** START **

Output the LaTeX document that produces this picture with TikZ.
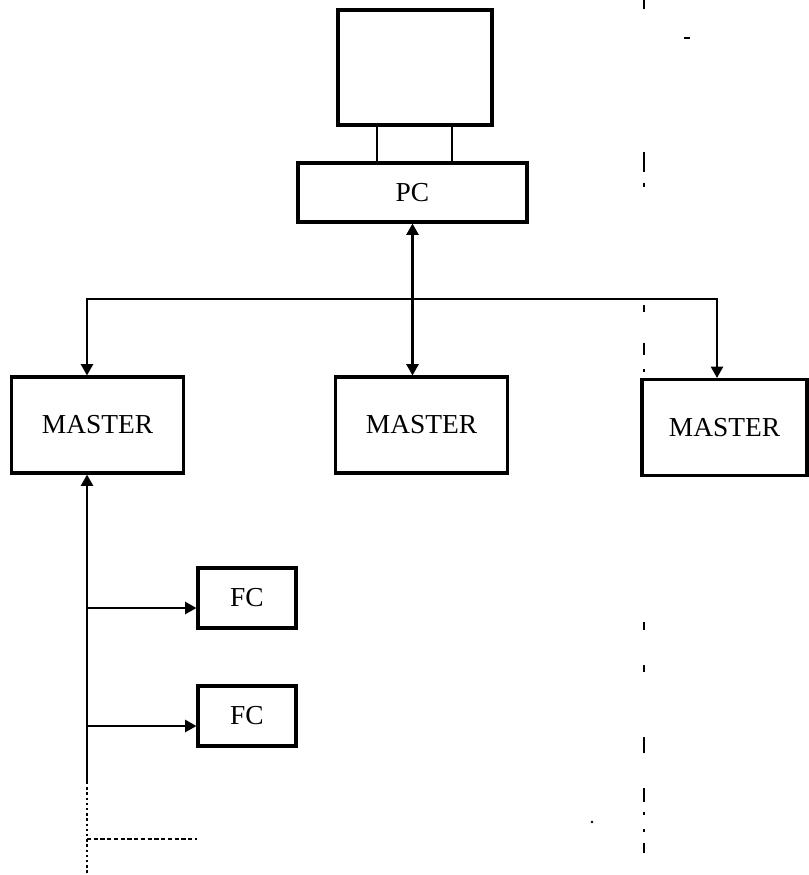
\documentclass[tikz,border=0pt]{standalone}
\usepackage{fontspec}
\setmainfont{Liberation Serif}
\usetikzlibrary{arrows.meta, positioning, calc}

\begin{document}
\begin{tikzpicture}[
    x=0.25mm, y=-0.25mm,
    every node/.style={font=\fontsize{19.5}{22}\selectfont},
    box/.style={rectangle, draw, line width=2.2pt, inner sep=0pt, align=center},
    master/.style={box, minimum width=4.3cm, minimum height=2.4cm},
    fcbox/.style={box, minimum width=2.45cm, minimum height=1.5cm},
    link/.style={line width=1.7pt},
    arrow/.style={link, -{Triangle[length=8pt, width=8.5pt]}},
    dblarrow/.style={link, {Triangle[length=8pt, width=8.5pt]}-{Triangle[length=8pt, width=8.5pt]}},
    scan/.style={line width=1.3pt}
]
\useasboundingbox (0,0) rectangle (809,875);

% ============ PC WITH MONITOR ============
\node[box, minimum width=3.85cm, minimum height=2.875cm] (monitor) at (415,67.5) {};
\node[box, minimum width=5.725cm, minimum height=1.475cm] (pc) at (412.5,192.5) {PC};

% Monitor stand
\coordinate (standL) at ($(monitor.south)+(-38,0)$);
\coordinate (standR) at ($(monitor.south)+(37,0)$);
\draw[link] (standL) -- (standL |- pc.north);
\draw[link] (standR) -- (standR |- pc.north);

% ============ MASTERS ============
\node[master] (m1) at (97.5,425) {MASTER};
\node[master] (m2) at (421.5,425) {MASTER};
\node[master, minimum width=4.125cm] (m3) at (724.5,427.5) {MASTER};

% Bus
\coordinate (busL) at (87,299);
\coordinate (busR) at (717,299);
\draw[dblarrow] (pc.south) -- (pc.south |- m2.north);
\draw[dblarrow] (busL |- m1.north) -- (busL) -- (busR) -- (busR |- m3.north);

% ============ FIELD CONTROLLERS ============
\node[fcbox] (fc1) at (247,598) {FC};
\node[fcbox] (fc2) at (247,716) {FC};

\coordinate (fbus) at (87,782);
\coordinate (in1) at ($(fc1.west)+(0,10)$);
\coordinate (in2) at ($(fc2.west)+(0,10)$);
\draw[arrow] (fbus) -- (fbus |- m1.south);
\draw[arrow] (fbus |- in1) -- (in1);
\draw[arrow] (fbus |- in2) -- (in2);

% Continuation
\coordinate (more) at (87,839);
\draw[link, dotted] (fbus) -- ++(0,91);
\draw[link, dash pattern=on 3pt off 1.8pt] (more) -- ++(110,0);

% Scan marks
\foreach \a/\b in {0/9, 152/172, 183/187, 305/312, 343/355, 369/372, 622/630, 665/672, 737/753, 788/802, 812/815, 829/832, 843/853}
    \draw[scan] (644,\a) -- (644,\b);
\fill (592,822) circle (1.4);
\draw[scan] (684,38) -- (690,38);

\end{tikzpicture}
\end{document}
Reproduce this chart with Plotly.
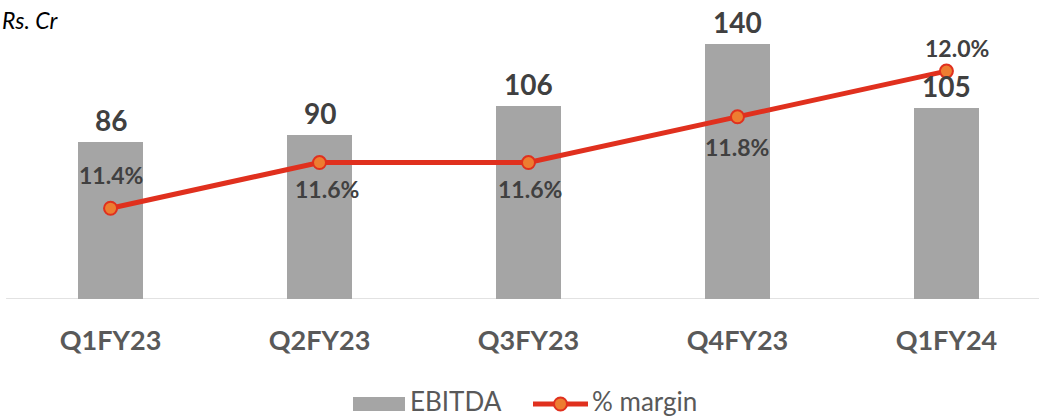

** END **
** START **

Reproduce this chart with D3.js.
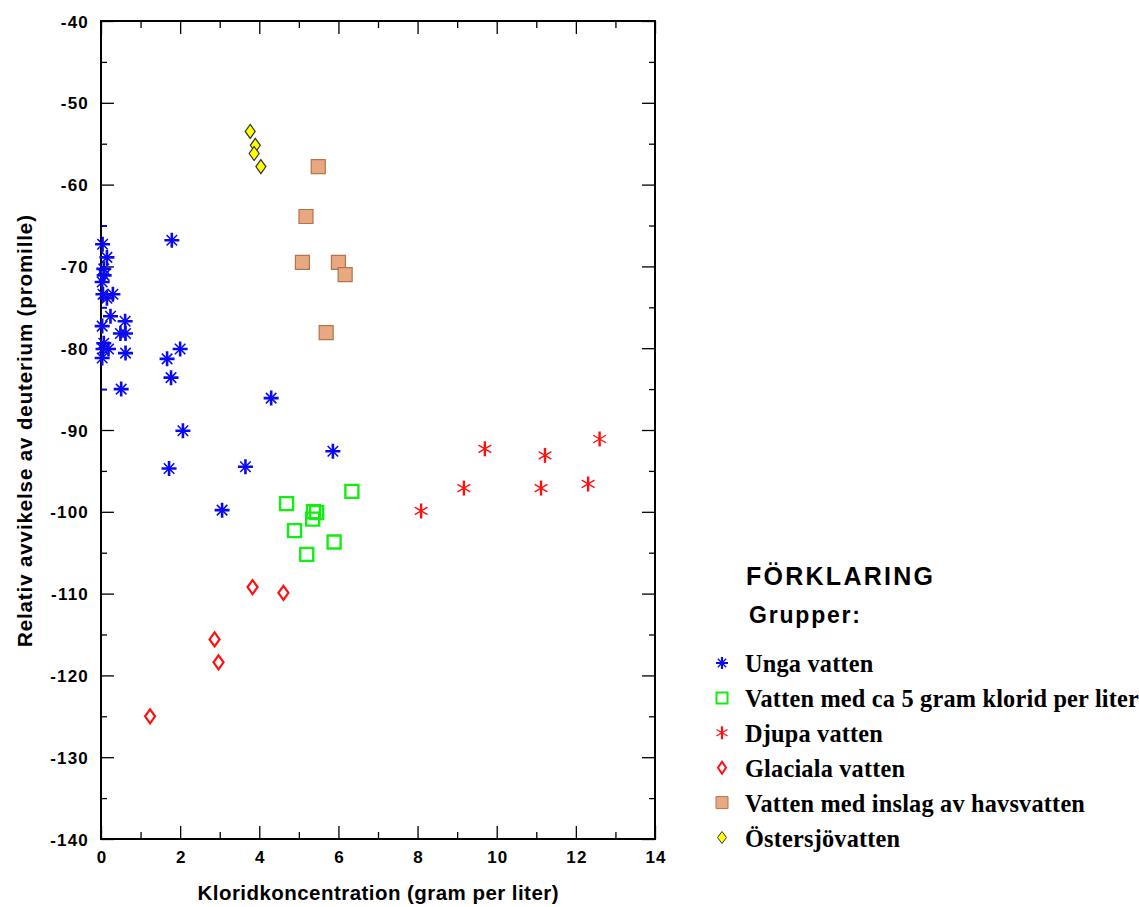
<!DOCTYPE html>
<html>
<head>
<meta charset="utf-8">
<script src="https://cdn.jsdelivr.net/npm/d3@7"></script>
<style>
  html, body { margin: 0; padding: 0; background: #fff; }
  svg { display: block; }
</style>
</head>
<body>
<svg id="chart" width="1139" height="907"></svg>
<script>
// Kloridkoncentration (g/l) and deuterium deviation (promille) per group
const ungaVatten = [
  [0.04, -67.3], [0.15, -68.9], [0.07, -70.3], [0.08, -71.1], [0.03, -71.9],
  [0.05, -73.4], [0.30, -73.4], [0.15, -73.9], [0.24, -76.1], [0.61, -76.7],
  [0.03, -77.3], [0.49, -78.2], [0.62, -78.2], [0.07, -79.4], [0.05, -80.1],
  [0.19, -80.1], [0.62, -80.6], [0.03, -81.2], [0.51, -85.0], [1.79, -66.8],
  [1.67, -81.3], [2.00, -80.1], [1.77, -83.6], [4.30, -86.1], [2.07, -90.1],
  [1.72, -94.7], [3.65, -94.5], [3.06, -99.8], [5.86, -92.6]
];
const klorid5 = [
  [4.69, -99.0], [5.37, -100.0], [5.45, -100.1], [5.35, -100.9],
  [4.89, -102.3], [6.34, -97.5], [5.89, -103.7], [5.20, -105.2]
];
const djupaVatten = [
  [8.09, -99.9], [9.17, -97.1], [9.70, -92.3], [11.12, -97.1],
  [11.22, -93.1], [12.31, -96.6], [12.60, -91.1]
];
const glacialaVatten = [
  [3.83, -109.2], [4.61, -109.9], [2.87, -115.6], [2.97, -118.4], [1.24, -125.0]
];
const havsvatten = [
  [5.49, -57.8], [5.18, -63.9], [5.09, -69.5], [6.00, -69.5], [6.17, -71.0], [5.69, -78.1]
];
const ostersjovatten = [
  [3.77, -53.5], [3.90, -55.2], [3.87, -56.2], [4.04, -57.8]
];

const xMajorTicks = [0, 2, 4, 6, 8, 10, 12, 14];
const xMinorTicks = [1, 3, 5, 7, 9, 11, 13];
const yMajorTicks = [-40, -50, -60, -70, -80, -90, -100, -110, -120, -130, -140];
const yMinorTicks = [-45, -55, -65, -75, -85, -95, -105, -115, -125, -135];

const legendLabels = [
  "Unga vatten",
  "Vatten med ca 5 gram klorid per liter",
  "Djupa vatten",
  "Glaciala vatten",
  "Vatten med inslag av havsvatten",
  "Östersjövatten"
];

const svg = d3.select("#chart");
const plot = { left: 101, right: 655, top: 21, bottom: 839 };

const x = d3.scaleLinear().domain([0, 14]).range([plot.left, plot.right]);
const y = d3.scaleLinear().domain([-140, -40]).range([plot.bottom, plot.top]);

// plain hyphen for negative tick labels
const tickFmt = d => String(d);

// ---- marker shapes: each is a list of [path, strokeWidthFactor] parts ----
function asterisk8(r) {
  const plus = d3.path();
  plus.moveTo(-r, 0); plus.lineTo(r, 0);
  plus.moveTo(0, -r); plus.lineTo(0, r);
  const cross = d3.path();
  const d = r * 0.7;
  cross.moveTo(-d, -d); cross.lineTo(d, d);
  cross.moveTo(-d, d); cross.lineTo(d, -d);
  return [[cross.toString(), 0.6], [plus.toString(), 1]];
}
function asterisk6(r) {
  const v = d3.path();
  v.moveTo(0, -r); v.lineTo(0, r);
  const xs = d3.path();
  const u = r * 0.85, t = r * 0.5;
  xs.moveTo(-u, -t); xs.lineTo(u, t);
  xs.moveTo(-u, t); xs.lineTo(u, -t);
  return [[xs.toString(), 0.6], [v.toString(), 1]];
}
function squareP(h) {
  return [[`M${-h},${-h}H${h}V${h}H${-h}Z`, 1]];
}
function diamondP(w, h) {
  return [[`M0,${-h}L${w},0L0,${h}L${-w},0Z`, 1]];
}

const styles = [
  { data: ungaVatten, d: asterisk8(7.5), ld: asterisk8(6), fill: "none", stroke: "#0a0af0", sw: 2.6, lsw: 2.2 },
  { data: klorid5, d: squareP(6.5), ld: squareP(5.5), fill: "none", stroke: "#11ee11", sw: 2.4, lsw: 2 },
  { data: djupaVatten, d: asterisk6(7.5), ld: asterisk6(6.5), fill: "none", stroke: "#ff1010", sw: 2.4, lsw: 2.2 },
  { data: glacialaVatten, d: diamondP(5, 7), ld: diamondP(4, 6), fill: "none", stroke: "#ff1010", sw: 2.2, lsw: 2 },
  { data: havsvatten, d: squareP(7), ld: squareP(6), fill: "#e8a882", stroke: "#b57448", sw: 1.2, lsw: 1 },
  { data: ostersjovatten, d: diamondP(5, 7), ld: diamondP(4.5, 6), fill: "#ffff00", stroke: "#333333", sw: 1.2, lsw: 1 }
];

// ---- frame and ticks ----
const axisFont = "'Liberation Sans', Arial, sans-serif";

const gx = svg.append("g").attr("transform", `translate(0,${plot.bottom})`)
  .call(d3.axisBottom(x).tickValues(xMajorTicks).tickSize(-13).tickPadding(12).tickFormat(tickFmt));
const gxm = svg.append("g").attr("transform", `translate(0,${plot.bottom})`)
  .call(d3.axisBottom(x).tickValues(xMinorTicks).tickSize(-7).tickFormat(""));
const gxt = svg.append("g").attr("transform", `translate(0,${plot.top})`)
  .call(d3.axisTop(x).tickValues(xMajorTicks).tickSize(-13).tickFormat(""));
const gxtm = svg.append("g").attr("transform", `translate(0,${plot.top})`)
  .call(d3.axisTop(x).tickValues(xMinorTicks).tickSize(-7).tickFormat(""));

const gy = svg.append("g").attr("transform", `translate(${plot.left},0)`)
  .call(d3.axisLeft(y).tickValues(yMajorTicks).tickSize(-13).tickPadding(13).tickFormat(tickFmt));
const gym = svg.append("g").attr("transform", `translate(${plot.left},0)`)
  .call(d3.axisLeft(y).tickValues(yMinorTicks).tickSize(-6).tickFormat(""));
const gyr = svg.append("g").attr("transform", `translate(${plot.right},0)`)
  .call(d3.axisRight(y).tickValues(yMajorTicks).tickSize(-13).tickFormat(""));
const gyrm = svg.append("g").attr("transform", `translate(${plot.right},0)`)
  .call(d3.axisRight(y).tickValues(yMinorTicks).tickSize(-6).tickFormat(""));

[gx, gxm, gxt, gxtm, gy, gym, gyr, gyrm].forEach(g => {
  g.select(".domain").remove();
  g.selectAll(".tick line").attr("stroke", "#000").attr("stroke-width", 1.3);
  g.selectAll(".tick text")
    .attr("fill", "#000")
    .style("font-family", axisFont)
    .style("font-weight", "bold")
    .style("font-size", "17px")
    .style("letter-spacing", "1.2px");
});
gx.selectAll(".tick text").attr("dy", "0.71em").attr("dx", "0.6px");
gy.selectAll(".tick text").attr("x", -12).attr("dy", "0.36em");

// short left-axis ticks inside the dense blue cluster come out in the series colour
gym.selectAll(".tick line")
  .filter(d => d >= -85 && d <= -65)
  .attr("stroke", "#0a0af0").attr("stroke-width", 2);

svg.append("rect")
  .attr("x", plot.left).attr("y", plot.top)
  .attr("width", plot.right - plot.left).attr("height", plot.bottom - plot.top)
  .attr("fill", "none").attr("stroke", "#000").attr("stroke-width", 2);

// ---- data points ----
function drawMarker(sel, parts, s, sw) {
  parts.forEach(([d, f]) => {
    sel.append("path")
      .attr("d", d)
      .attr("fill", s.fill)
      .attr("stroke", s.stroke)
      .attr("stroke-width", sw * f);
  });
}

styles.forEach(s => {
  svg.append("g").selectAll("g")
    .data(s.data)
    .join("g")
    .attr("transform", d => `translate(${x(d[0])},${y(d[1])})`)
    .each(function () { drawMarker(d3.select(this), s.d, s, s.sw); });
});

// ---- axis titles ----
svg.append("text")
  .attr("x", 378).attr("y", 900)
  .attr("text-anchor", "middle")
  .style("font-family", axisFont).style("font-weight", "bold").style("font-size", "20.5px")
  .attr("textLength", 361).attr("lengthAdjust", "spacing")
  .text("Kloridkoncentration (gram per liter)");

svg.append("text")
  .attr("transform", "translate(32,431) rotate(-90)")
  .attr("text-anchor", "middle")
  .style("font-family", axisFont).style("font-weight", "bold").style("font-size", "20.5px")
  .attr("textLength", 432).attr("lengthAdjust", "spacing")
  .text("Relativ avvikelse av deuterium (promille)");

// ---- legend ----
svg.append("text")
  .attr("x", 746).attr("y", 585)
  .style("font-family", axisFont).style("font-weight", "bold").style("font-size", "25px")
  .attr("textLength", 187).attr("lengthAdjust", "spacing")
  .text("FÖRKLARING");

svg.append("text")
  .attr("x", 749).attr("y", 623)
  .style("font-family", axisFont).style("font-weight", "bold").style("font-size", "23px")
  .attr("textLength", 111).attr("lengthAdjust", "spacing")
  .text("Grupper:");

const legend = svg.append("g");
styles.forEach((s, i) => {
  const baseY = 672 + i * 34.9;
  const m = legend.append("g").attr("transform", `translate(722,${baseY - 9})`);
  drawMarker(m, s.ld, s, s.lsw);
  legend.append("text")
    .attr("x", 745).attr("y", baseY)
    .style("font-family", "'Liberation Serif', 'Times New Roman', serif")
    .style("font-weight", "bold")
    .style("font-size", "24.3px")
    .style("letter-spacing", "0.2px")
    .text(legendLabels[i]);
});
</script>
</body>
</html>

** END **

**Instructions for the task:**
Where a line in the material contains "Reproduce", copy that line.

**Output below:**
Reproduce this chart with Plotly.
Reproduce this chart with D3.js.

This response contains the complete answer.